*GIVEN INFORMATION:*
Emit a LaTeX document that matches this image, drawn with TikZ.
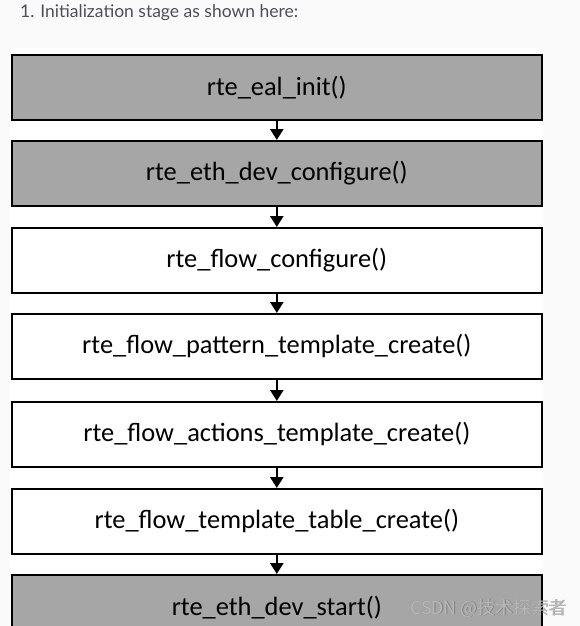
\documentclass[tikz,border=0pt]{standalone}
\usepackage{fontspec}
\setmainfont{Carlito}
\newfontfamily\latofont{Lato}
\newfontfamily\cjkfont{Noto Sans CJK SC}
\usetikzlibrary{arrows.meta}
\definecolor{pagebg}{HTML}{FAFAFA}
\definecolor{boxgray}{HTML}{A6A6A6}
\definecolor{headtext}{HTML}{4A4F5A}
\definecolor{wmark}{HTML}{B8B8B8}
\begin{document}
\begin{tikzpicture}[x=1pt,y=-1pt,
  stepbox/.style={draw=black,line width=1.6pt,minimum width=530pt,minimum height=65pt,inner sep=0pt,font=\fontsize{26.4}{30}\selectfont,anchor=north west,text=black},
  grayfill/.style={fill=boxgray},
  whitefill/.style={fill=white},
  flowarrow/.style={line width=2.6pt,-{Triangle[width=13pt,length=11pt]}}]
\useasboundingbox (0,0) rectangle (580,626);
\fill[pagebg] (0,0) rectangle (580,626);
\fill[white] (10,48) rectangle (543,626);
\node[anchor=base west,text=headtext,font=\latofont\fontsize{17.5}{20}\selectfont,inner sep=0pt] (head) at (20,18) {1. Initialization stage as shown here:};
\begin{scope}
\clip (0,0) rectangle (580,626);
\node[stepbox,grayfill] (b1) at (11,54) {rte\_eal\_init()};
\node[stepbox,grayfill] (b2) at (11,140) {rte\_eth\_dev\_configure()};
\node[stepbox,whitefill] (b3) at (11,227) {rte\_flow\_configure()};
\node[stepbox,whitefill] (b4) at (11,313) {rte\_flow\_pattern\_template\_create()};
\node[stepbox,whitefill] (b5) at (11,401) {rte\_flow\_actions\_template\_create()};
\node[stepbox,whitefill] (b6) at (11,488) {rte\_flow\_template\_table\_create()};
\node[stepbox,grayfill] (b7) at (11,574) {rte\_eth\_dev\_start()};
\end{scope}
\draw[flowarrow] (b1.south) -- (b2.north);
\draw[flowarrow] (b2.south) -- (b3.north);
\draw[flowarrow] (b3.south) -- (b4.north);
\draw[flowarrow] (b4.south) -- (b5.north);
\draw[flowarrow] (b5.south) -- (b6.north);
\draw[flowarrow] (b6.south) -- (b7.north);
\node[anchor=base west,text=gray!70!black,font=\cjkfont\fontsize{17.8}{20}\selectfont,inner sep=0pt,opacity=0.5] (wmshadow) at (410.6,614.6) {CSDN @技术探索者};
\node[anchor=base west,text=wmark,font=\cjkfont\fontsize{17.8}{20}\selectfont,inner sep=0pt] (wm) at (410,614) {CSDN @技术探索者};
\end{tikzpicture}
\end{document}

*WHAT IS NEEDED:* Leave out the pictures and retype every line above exactly.

*COMPLETE ANSWER:*
Emit a LaTeX document that matches this image, drawn with TikZ.
\documentclass[tikz,border=0pt]{standalone}
\usepackage{fontspec}
\setmainfont{Carlito}
\newfontfamily\latofont{Lato}
\newfontfamily\cjkfont{Noto Sans CJK SC}
\usetikzlibrary{arrows.meta}
\definecolor{pagebg}{HTML}{FAFAFA}
\definecolor{boxgray}{HTML}{A6A6A6}
\definecolor{headtext}{HTML}{4A4F5A}
\definecolor{wmark}{HTML}{B8B8B8}
\begin{document}
\begin{tikzpicture}[x=1pt,y=-1pt,
  stepbox/.style={draw=black,line width=1.6pt,minimum width=530pt,minimum height=65pt,inner sep=0pt,font=\fontsize{26.4}{30}\selectfont,anchor=north west,text=black},
  grayfill/.style={fill=boxgray},
  whitefill/.style={fill=white},
  flowarrow/.style={line width=2.6pt,-{Triangle[width=13pt,length=11pt]}}]
\useasboundingbox (0,0) rectangle (580,626);
\fill[pagebg] (0,0) rectangle (580,626);
\fill[white] (10,48) rectangle (543,626);
\node[anchor=base west,text=headtext,font=\latofont\fontsize{17.5}{20}\selectfont,inner sep=0pt] (head) at (20,18) {1. Initialization stage as shown here:};
\begin{scope}
\clip (0,0) rectangle (580,626);
\node[stepbox,grayfill] (b1) at (11,54) {rte\_eal\_init()};
\node[stepbox,grayfill] (b2) at (11,140) {rte\_eth\_dev\_configure()};
\node[stepbox,whitefill] (b3) at (11,227) {rte\_flow\_configure()};
\node[stepbox,whitefill] (b4) at (11,313) {rte\_flow\_pattern\_template\_create()};
\node[stepbox,whitefill] (b5) at (11,401) {rte\_flow\_actions\_template\_create()};
\node[stepbox,whitefill] (b6) at (11,488) {rte\_flow\_template\_table\_create()};
\node[stepbox,grayfill] (b7) at (11,574) {rte\_eth\_dev\_start()};
\end{scope}
\draw[flowarrow] (b1.south) -- (b2.north);
\draw[flowarrow] (b2.south) -- (b3.north);
\draw[flowarrow] (b3.south) -- (b4.north);
\draw[flowarrow] (b4.south) -- (b5.north);
\draw[flowarrow] (b5.south) -- (b6.north);
\draw[flowarrow] (b6.south) -- (b7.north);
\node[anchor=base west,text=gray!70!black,font=\cjkfont\fontsize{17.8}{20}\selectfont,inner sep=0pt,opacity=0.5] (wmshadow) at (410.6,614.6) {CSDN @技术探索者};
\node[anchor=base west,text=wmark,font=\cjkfont\fontsize{17.8}{20}\selectfont,inner sep=0pt] (wm) at (410,614) {CSDN @技术探索者};
\end{tikzpicture}
\end{document}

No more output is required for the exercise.